China's stock market is closing in on a major milestone: US$10 trillion in capitalisation.
It has reached that level once before. That was in June 2015, and the spectacular implosion that followed when regulators moved to stamp out a debt-fuelled buying spree still haunts traders and investors today.
The total value of the shares trading on the Shanghai and Shenzhen exchanges rose to as much as US$9.7 trillion this week, according to Bloomberg data, amid a buying frenzy that quickly ramped up stock prices.
A bigger stock market will bolster the appeal of mainland-traded equities at a time when China is opening up more of its capital to the outside world and overseas investors have been increasingly boosting their allocations of onshore yuan-denominated assets. Foreign traders held over 2 trillion yuan (US$285.8 billion) of Chinese stocks by the end of April, making up 8.6 per cent of the free-floating shares of listed companies trading on the onshore market, according to China Merchant Securities.

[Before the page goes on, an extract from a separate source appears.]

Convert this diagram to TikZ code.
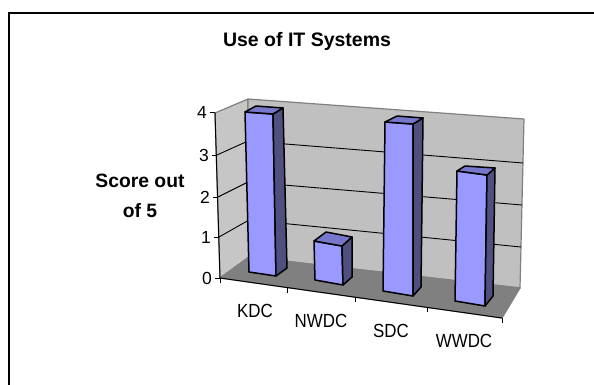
\documentclass[tikz,border=0pt]{standalone}
\usepackage{fontspec}
\setmainfont{Liberation Sans}
\definecolor{barfront}{RGB}{153,153,255}
\definecolor{bartop}{RGB}{119,119,204}
\definecolor{barside}{RGB}{80,80,128}
\definecolor{sidewall}{RGB}{198,198,198}
\definecolor{backwall}{RGB}{192,192,192}
\definecolor{floorgray}{RGB}{128,128,128}
\definecolor{walledge}{RGB}{128,128,128}
\begin{document}
\begin{tikzpicture}[x=1pt,y=-1pt,
  wall/.style={draw=walledge,line width=1.2pt,line join=round},
  grid/.style={draw=black,line width=0.9pt},
  axis/.style={draw=black,line width=1pt},
  barface/.style={draw=black,line width=1.5pt,line join=round},
  ticklabel/.style={font=\fontsize{17.5}{20}\selectfont,inner sep=0pt,anchor=base east},
  catlabel/.style={font=\fontsize{19}{22}\selectfont,inner sep=0pt,anchor=base,xscale=0.89},
  heading/.style={font=\bfseries\fontsize{19.5}{23}\selectfont,inner sep=0pt,anchor=base}]
\useasboundingbox (0,0) rectangle (594,385);
\fill[white] (0,0) rectangle (594,385);
% chart area frame
\draw[line width=2pt] (9,395) -- (9,13) -- (600,13);

% walls and floor
\path[wall,fill=sidewall] (215,113) -- (248,99) -- (249,257) -- (220,278) -- cycle;
\path[wall,fill=backwall] (248,99) -- (524,119) -- (520,288) -- (249,257) -- cycle;
\path[wall,fill=floorgray] (220,278) -- (249,257) -- (520,288) -- (502,318) -- cycle;

% gridlines
\draw[grid] (217,155) -- (248,141) -- (523,163);
\draw[grid] (218,197) -- (248,182) -- (522,205);
\draw[grid] (219,237) -- (249,220) -- (521,247);

% value axis with ticks
\draw[axis] (215,113) -- (220,278);
\foreach \x/\y in {215/113,217/155,218/197,219/237,220/278}
  \draw[axis] (\x-5,\y) -- (\x,\y);
% category axis with ticks
\draw[axis] (220,278) -- (502,318);
\foreach \x/\y in {220/278,287/287.5,355/297.1,427/307.4,502/318}
  \draw[axis] (\x,\y) -- (\x,\y+5);

% value labels
\node[ticklabel] (v4) at (207,119) {4};
\node[ticklabel] (v3) at (209,161) {3};
\node[ticklabel] (v2) at (210,203) {2};
\node[ticklabel] (v1) at (211,243) {1};
\node[ticklabel] (v0) at (212,284) {0};

% bars: front, side and top faces
\newcommand{\chartbar}[7]{%
  \path[barface,fill=barfront] #1 -- #2 -- #6 -- #5 -- cycle;
  \path[barface,fill=barside] #2 -- #3 -- #7 -- #6 -- cycle;
  \path[barface,fill=bartop] #1 -- #2 -- #3 -- #4 -- cycle;}
\chartbar{(245,112)}{(273,114)}{(283,108)}{(256,106)}{(249,272)}{(276,276)}{(287,268)}
\chartbar{(314,241)}{(342,246)}{(352,237)}{(326,232)}{(315,280)}{(343,285)}{(352,277)}
\chartbar{(385,122)}{(413,124)}{(423,118)}{(397,116)}{(383,291)}{(413,296)}{(421,287)}
\chartbar{(457,171)}{(487,175)}{(495,168)}{(465,166)}{(455,301)}{(485,306)}{(493,296)}

% category labels
\node[catlabel] (kdc) at (255,317) {KDC};
\node[catlabel] (nwdc) at (321,327) {NWDC};
\node[catlabel] (sdc) at (391,337) {SDC};
\node[catlabel] (wwdc) at (464,347) {WWDC};

% titles
\node[heading] (title) at (307,47) {Use of IT Systems};
\node[heading,font=\bfseries\fontsize{19.3}{30}\selectfont,align=center] (ylabel) at (140,217) {Score out\\of 5};
\end{tikzpicture}
\end{document}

"The size does matter to investors, particularly the overseas ones," said Ken Chen Hao, a strategist at KGI Securities in Shanghai. "For them, a big enough market means less volatility and less chance that stocks are subjected to manipulation. That'll ensure the fairness of the market and increase willingness to trade."
China's market cap is now the world's second largest, well behind the US which is capitalised at US$35 trillion. Japan and Hong Kong are ranked third and fourth, boasting market values of US$5.8 trillion and US$5.5 trillion respectively.
A staggering US$1.6 trillion has been added to Chinese stocks' market cap this year, with gains accelerating over the past three weeks, as unparalleled monetary loosening and increased signs of an economic recovery raise risk appetite. Margin financing has added fuel to the frenzy, with the outstanding balance of money borrowed from brokerages to buy stocks rising to a five-year high of 1.35 trillion yuan.
The market cap is now US$9 trillion, as stocks fell back on concerns the run-up was too fast and that China's return to growth in the second quarter will prompt the scaling back of policy loosening. Monetary easing will be limited for the rest of the year, as a 42 per cent year-on-year increase in aggregate financing that totalled 20.8 trillion in the first half consumed most of the annual target, according to Bob Liu, head of equity strategy at HSBC Qianhai Securities.
The abundance of liquidity has spilled over to the property market, with official statistics showing the nation's housing prices rising by the most in 10 months in June. That has led some local governments including Shenzhen and Ningbo to implement new curbs.
"We recommend our clients to buy the dip if Chinese stocks fall by 5 to 10 per cent from current levels in the near term, which is likely to happen in our baseline view," said Jing Sima, China strategist at BCA Research. "If Chinese stock prices consecutively fall by more than 15 per cent, however, a bear market is likely to follow."
Growth in China's market cap has outstripped the expansion of its economy for the last decade, mainly thanks to new listings. The capitalisation has increased fourfold in the 10-year period, while gross domestic product has expanded by 2.5 times to about 100 trillion yuan.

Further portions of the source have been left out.